Sunday, January 23, 2011

Michael Jackson's "This Is It" 映画評


Michael Jackson は死んだが、死んだことが信じられない。束の間、ほんの2時間足らず、彼は甦った。あるいは、彼は生きていたのだと錯覚した。そういう映画だった。 
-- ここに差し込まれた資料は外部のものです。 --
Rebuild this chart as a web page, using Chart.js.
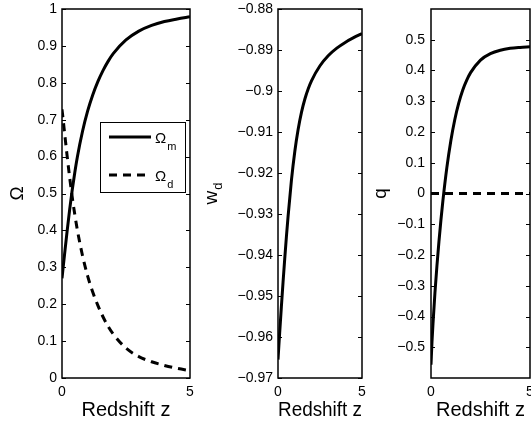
<!DOCTYPE html>
<html lang="en">
<head>
<meta charset="UTF-8">
<title>Omega, w_d and q versus redshift</title>
<script src="https://cdn.jsdelivr.net/npm/chart.js"></script>
<style>
  body { margin: 0; background: #fff; }
  #wrap { position: relative; width: 531px; height: 425px; overflow: hidden; }
  canvas { position: absolute; top: 0; }
</style>
</head>
<body>
<div id="wrap">
  <canvas id="omegaChart" width="200" height="425" style="left:0"></canvas>
  <canvas id="wChart" width="172" height="425" style="left:200px"></canvas>
  <canvas id="qChart" width="159" height="425" style="left:372px"></canvas>
</div>
<script>
// values
const z      = [0, 0.05, 0.1, 0.2, 0.3, 0.4, 0.5, 0.6, 0.8, 1.0, 1.2, 1.4, 1.6, 1.8, 2.0, 2.5, 3.0, 3.5, 4.0, 4.5, 5.0];
const omegaM = [0.270, 0.303, 0.335, 0.398, 0.457, 0.510, 0.557, 0.599, 0.668, 0.723, 0.767, 0.803, 0.833, 0.858, 0.879, 0.916, 0.940, 0.9555, 0.966, 0.973, 0.979];
const omegaD = [0.728, 0.697, 0.665, 0.602, 0.543, 0.490, 0.443, 0.401, 0.332, 0.277, 0.233, 0.197, 0.166, 0.140, 0.119, 0.081, 0.058, 0.044, 0.034, 0.026, 0.020];
const wD     = [-0.9655, -0.9622, -0.95895, -0.95265, -0.94665, -0.94095, -0.93555, -0.93055, -0.92175, -0.91475, -0.90935, -0.90515, -0.90195, -0.89945, -0.89745, -0.89385, -0.89135, -0.88955, -0.88815, -0.8870, -0.8860];
const q      = [-0.557, -0.482, -0.424, -0.322, -0.235, -0.157, -0.087, -0.024, 0.084, 0.171, 0.240, 0.294, 0.336, 0.368, 0.393, 0.434, 0.455, 0.466, 0.472, 0.475, 0.477];
const qZeroZ = [0, 5];
const qZero  = [0, 0];

const zTicks     = [0, 5];
const omegaTicks = [0, 0.1, 0.2, 0.3, 0.4, 0.5, 0.6, 0.7, 0.8, 0.9, 1];
const wTicks     = [-0.97, -0.96, -0.95, -0.94, -0.93, -0.92, -0.91, -0.9, -0.89, -0.88];
const qTicks     = [-0.5, -0.4, -0.3, -0.2, -0.1, 0, 0.1, 0.2, 0.3, 0.4, 0.5];

const FONT = '"Liberation Sans", Arial, Helvetica, sans-serif';
Chart.defaults.font.family = FONT;
Chart.defaults.font.size = 14;
Chart.defaults.color = '#000';

const fmt = v => String(Math.round(v * 100) / 100).replace('-', '\u2212');
const pts = (xs, ys) => xs.map((x, i) => ({ x, y: ys[i] }));

function drawSub(ctx, base, sub, x, y, size, subSize, drop) {
  ctx.fillStyle = '#000';
  ctx.textAlign = 'left';
  ctx.textBaseline = 'alphabetic';
  ctx.font = size + 'px ' + FONT;
  ctx.fillText(base, x, y);
  if (sub) {
    const bw = ctx.measureText(base).width;
    ctx.font = subSize + 'px ' + FONT;
    ctx.fillText(sub, x + bw + 1, y + drop);
  }
}

// box round the plot area, with inward ticks on both sides
const frame = {
  id: 'frame',
  afterDatasetsDraw(chart) {
    const { ctx, chartArea: a, scales } = chart;
    ctx.save();
    ctx.strokeStyle = '#000';
    ctx.lineWidth = 1;
    ctx.beginPath();
    scales.y.ticks.forEach(t => {
      const py = Math.round(scales.y.getPixelForValue(t.value)) + 0.5;
      ctx.moveTo(a.left, py); ctx.lineTo(a.left + 4, py);
      ctx.moveTo(a.right, py); ctx.lineTo(a.right - 4, py);
    });
    ctx.stroke();
    ctx.lineWidth = 1.5;
    ctx.strokeRect(a.left, a.top, a.right - a.left, a.bottom - a.top);
    ctx.restore();
  }
};

// rotated y title, with an optional subscript
const yTitle = {
  id: 'yTitle',
  afterDraw(chart, args, o) {
    const { ctx, chartArea: a } = chart;
    ctx.save();
    ctx.font = o.size + 'px ' + FONT;
    let total = ctx.measureText(o.text).width;
    if (o.sub) {
      ctx.font = o.subSize + 'px ' + FONT;
      total += 1 + ctx.measureText(o.sub).width;
    }
    ctx.translate(o.x, (a.top + a.bottom) / 2);
    ctx.rotate(-Math.PI / 2);
    drawSub(ctx, o.text, o.sub, -total / 2, 0, o.size, o.subSize, o.drop);
    ctx.restore();
  }
};

// MATLAB style legend inside the first panel
const legendBox = {
  id: 'legendBox',
  afterDraw(chart, args, o) {
    const ctx = chart.ctx;
    ctx.save();
    ctx.fillStyle = '#fff';
    ctx.fillRect(o.x, o.y, o.w, o.h);
    ctx.strokeStyle = '#000';
    ctx.lineWidth = 1;
    ctx.strokeRect(o.x + 0.5, o.y + 0.5, o.w, o.h);
    chart.data.datasets.forEach((ds, i) => {
      const ly = o.y + o.rows[i];
      ctx.lineWidth = ds.borderWidth;
      ctx.setLineDash(ds.borderDash || []);
      ctx.beginPath();
      ctx.moveTo(o.x + 9, ly);
      ctx.lineTo(o.x + 51, ly);
      ctx.stroke();
      ctx.setLineDash([]);
      drawSub(ctx, ds.label, ds.sub, o.x + 55, ly + 6, 15, 11, 7);
    });
    ctx.restore();
  }
};

function line(label, sub, xs, ys, dash) {
  return {
    label, sub,
    data: pts(xs, ys),
    borderColor: '#000',
    borderWidth: 3,
    borderDash: dash || [],
    pointRadius: 0,
    fill: false,
    cubicInterpolationMode: 'monotone'
  };
}

function panel(id, datasets, y, extraPlugins) {
  return new Chart(document.getElementById(id), {
    type: 'line',
    data: { datasets },
    plugins: [frame, yTitle].concat(extraPlugins || []),
    options: {
      responsive: false,
      animation: false,
      devicePixelRatio: 1,
      layout: { padding: { left: 0, top: 9, right: y.right, bottom: 0 } },
      plugins: {
        legend: { display: false },
        tooltip: { enabled: false },
        yTitle: y.title,
        legendBox: y.legend
      },
      scales: {
        x: {
          type: 'linear', min: 0, max: 5,
          afterBuildTicks: s => { s.ticks = zTicks.map(v => ({ value: v })); },
          afterFit: s => { s.height = 47; s.paddingLeft = 0; s.paddingRight = 0; },
          grid: { display: false, drawTicks: false },
          border: { display: false },
          ticks: { padding: 6, maxRotation: 0, autoSkip: false, callback: fmt },
          title: { display: true, text: 'Redshift z', font: { size: 20 }, padding: { top: 0, bottom: 3 } }
        },
        y: {
          type: 'linear', min: y.min, max: y.max,
          afterBuildTicks: s => { s.ticks = y.ticks.map(v => ({ value: v })); },
          afterFit: s => { s.width = y.width; s.paddingTop = 0; s.paddingBottom = 0; },
          grid: { display: false, drawTicks: false },
          border: { display: false },
          ticks: { padding: y.pad, autoSkip: false, callback: fmt }
        }
      }
    }
  });
}

panel('omegaChart', [
  line('\u03a9', 'm', z, omegaM),
  line('\u03a9', 'd', z, omegaD, [8, 6])
], {
  min: 0, max: 1, ticks: omegaTicks, width: 62, right: 10, pad: 5,
  title: { text: '\u03a9', sub: '', x: 23, size: 19, subSize: 13, drop: 5 },
  legend: { x: 100, y: 122, w: 85, h: 70, rows: [15, 53] }
}, [legendBox]);

panel('wChart', [
  line('w', 'd', z, wD)
], {
  min: -0.97, max: -0.88, ticks: wTicks, width: 78, right: 10, pad: 5,
  title: { text: 'w', sub: 'd', x: 17, size: 19, subSize: 13, drop: 5 }
});

panel('qChart', [
  line('q', '', z, q),
  line('0', '', qZeroZ, qZero, [8, 6])
], {
  min: -0.6, max: 0.6, ticks: qTicks, width: 59, right: 1, pad: 6,
  title: { text: 'q', sub: '', x: 14, size: 19, subSize: 13, drop: 5 }
});
</script>
</body>
</html>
とは言っても、たとえば戦争映画でよくあるように、生者が、英雄たるべき死者を墓場からむりやり引きずり出したわけではない。この映画は、彼の死によって中止になったThis Is It (ロンドンで開催されるはずだった、彼最後のコンサートの名) のリハーサル風景と、共演者のごくわずかのインタビュー(彼が生きているときのものだろう)をもとに構成されている。だから、観客はいない。ライブ以上の演出があるわけではない。ただ、リハーサルのときの「完璧主義で」「フレンドリーで謙虚な」MJを淡々と映し出すだけだ。すばらしい音楽、彼の手足(extensions)となったかのようなダンサーたちとのぞくぞくするほどのダンスに、彼は懇切に創意工夫を加える。現場はいつも温かい雰囲気で、皆が彼を心底尊敬している。そんな風景を巧みに切り取って、提示してみせる。 

 だからこそ、彼は今でも、”I’ll be there.” (そこにいるよ)と私たちに語りかけてくる。未完のライブが完遂されることはもうない。でも、だからこそThis Is Itの中のMJもまた、永遠なのだ。